Los versos de Cohen, agregó, “van desde la crueldad hasta la mayor de las ternuras, con una autoridad que no caduca. “Everybody Knows” es del ‘88, pero parece haber sido escrita para mañana: “Todo el mundo sabe que la guerra terminó/ Todo el mundo sabe que perdió el bando de los buenos/ Todo el mundo sabe que la pelea estaba arreglada/ Los pobres se quedan pobres, los ricos se enriquecen/ Así son las cosas”.

Lo despide con estos versos que escribió el mismo Cohen: “Y en lo que respecta a las mujeres/ y a la música/ las habrá a montones/ en el Paraíso”.

También describió a Cohen en columnas de diarios metropolitanos el escritor y crítico musical platense Sergio Pujol. Tras reseñar que llegó a Nueva York en 1966 cuando la fiesta del rock ya había comenzado, dice que “venía de largos inviernos y exquisitas lecturas, con algunos libros publicados, rastros de una carrera literaria más que digna –el Premio Literario de Quebec por El juego favorito había sido un acto de justicia– que, sin embargo, no lo terminaba de satisfacer, quizá porque tras su calma ajena a las veleidades del pop en Leonard se escondía una enorme ambición intelectual, un deseo de trascendencia”.

“Entonces tomó la guitarra, recordó los seis acordes perfectos que le había enseñado su profesor español de Montreal y se largó a componer canciones de versos tristes y sublimes”, añadió Pujol. “Fue quizá el mejor poeta oral de su tiempo, aunque tal vez las cosas se dieron de un modo impensado. Finalmente, en el territorio incontinente de la canción encontró su voz, grave y parsimoniosa. Pudo decir con Barthes que la canción es ese espacio muy preciso en el que una lengua se encuentra con una voz. En su caso, esa voz solía sonar mejor replicada por coros femeninos, metáfora musical de su feeling con las mujeres. Mientras muchos de sus contemporáneos buscaban perforar con rabia el establishment musical con voces agudas y metálicas, Leonard se sumergió en la vibración más honda, a veces cruda, por momentos de una fragilidad emocional casi impúdica”.
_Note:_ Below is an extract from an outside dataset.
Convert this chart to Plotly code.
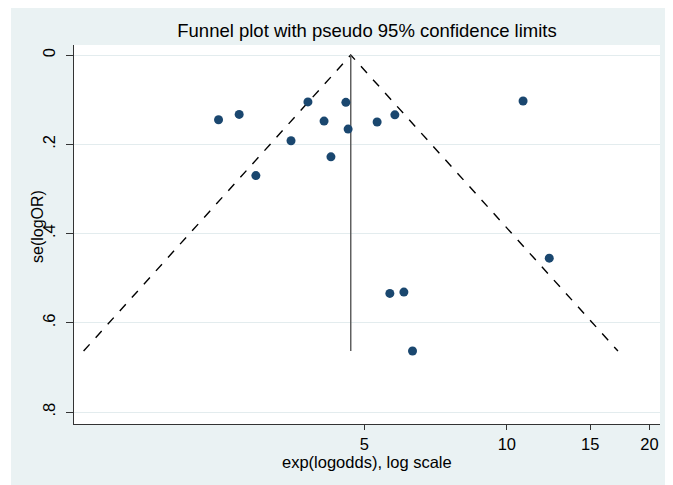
import math
import plotly.graph_objects as go

# Study estimates (odds ratios) and their standard errors of log OR
odds_ratios = [2.46, 2.72, 3.80, 4.57, 4.11, 4.62, 3.50, 4.25, 2.95,
               5.32, 5.80, 10.82, 12.29, 5.66, 6.06, 6.32]
se_log_or = [0.145, 0.133, 0.105, 0.106, 0.148, 0.166, 0.192, 0.228, 0.270,
             0.150, 0.134, 0.103, 0.455, 0.534, 0.531, 0.663]
pooled_or = 4.68
z95 = 1.96

x_tick_vals = [5, 10, 15, 20]
x_tick_text = ["5", "10", "15", "20"]
y_tick_vals = [0, 0.2, 0.4, 0.6, 0.8]
y_tick_text = ["0", ".2", ".4", ".6", ".8"]

se_max = max(se_log_or)
lo = math.exp(math.log(pooled_or) - z95 * se_max)
hi = math.exp(math.log(pooled_or) + z95 * se_max)

BG = "#eaf2f3"
FONT = "Liberation Sans, Arial, sans-serif"

fig = go.Figure()
fig.add_trace(go.Scatter(x=[lo, pooled_or, hi], y=[se_max, 0, se_max],
                         mode="lines", line=dict(color="black", width=1.4, dash="dash"),
                         hoverinfo="skip", showlegend=False))
fig.add_trace(go.Scatter(x=[pooled_or, pooled_or], y=[0, se_max],
                         mode="lines", line=dict(color="#555555", width=1.4),
                         hoverinfo="skip", showlegend=False))
fig.add_trace(go.Scatter(x=odds_ratios, y=se_log_or, mode="markers",
                         marker=dict(color="#1a476f", size=9, line=dict(width=0)),
                         showlegend=False))

# page body has an 8px margin, so the figure is sized to fill the rest
W, H = 665, 477
ml, mr, mt, mb = 66, 13, 37, 61
pw, ph = W - ml - mr, H - mt - mb

fig.update_layout(
    width=W, height=H,
    margin=dict(l=ml, r=mr, t=mt, b=mb, pad=0, autoexpand=False),
    paper_bgcolor=BG, plot_bgcolor="white",
    font=dict(family=FONT, color="black", size=16),
    title=dict(text="Funnel plot with pseudo 95% confidence limits",
               x=0.5, xref="paper", xanchor="center",
               y=1 - 23 / H, yanchor="middle",
               font=dict(size=18.5, family=FONT, color="black")),
    xaxis=dict(type="log", automargin=False,
               range=[math.log10(1.218), math.log10(21.06)],
               tickmode="array", tickvals=x_tick_vals, ticktext=x_tick_text,
               ticks="outside", ticklen=5, tickwidth=1, tickcolor="#333333",
               showline=True, linecolor="#333333", linewidth=1,
               showgrid=False, zeroline=False,
               title=dict(text=""),
               tickfont=dict(size=16.5, family=FONT)),
    yaxis=dict(range=[0.8264, -0.0224], automargin=False,
               tickmode="array", tickvals=y_tick_vals, ticktext=y_tick_text,
               tickangle=-90, ticklabelstandoff=4,
               ticks="outside", ticklen=7, tickwidth=1, tickcolor="#333333",
               showline=True, linecolor="#333333", linewidth=1,
               showgrid=True, gridcolor="#e3ecee", gridwidth=1,
               zeroline=False,
               title=dict(text=""),
               tickfont=dict(size=16.5, family=FONT)),
    annotations=[
        dict(text="exp(logodds), log scale", xref="paper", yref="paper",
             x=0.5, y=-(454 - (H - mb)) / ph, xanchor="center", yanchor="middle",
             showarrow=False, font=dict(size=16.5, family=FONT, color="black")),
        dict(text="se(logOR)", xref="paper", yref="paper",
             x=(29 - ml) / pw, y=(H - mb - 219) / ph, xanchor="center", yanchor="middle",
             textangle=-90, showarrow=False,
             font=dict(size=16, family=FONT, color="black")),
    ],
    shapes=[
        dict(type="rect", xref="paper", yref="paper",
             x0=-0.3, x1=(3 - ml) / pw, y0=-0.3, y1=1.3,
             fillcolor="white", line=dict(width=0), layer="below"),
    ],
)

fig.write_html("out.html")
Agregó Pujol en su artículo periodístico: “Habría que incurrir en el capricho para que una comparación entre David Bowie y Leonard Cohen resultara pertinente. Cuesta encontrar figuras tan diferentes. Pero ambos redoblaron las apuestas de sus corpus artísticos en el tramo final de sus vidas. Ambos cumplieron con la antigua máxima del buen morir, despidiéndose a lo grande, por encima del resto de los mortales. En el caso de Leonard hubo más tiempo de preparación: logró cruzar la marca de los 80 años con voz y guitarra enteras, toda una provocación. En “Going Home”, la primera canción del disco Old Ideas, imaginó a Dios describiéndolo a él, criatura imperfecta, “perezoso bastardo con su traje”. En realidad, aquel hombre de negro concibió la canción como forma de expiación al final de una vida libre y variada. Dios lo tenía bien calado, sabía hasta qué insólito punto llegaban sus ambiciones poéticas: “Leonard quiere hacer una canción de amor/una oda al perdón/ un manual del vivir derrotado/ un grito por encima del dolor/ un sacrificio mal cicatrizado/ que no es gaje de su oficio/ sino mío”.

Su voz grave y piadosa es un legado para la familia humana. “Hay una grieta en todo, así es como entra la luz” murmuró Cohen.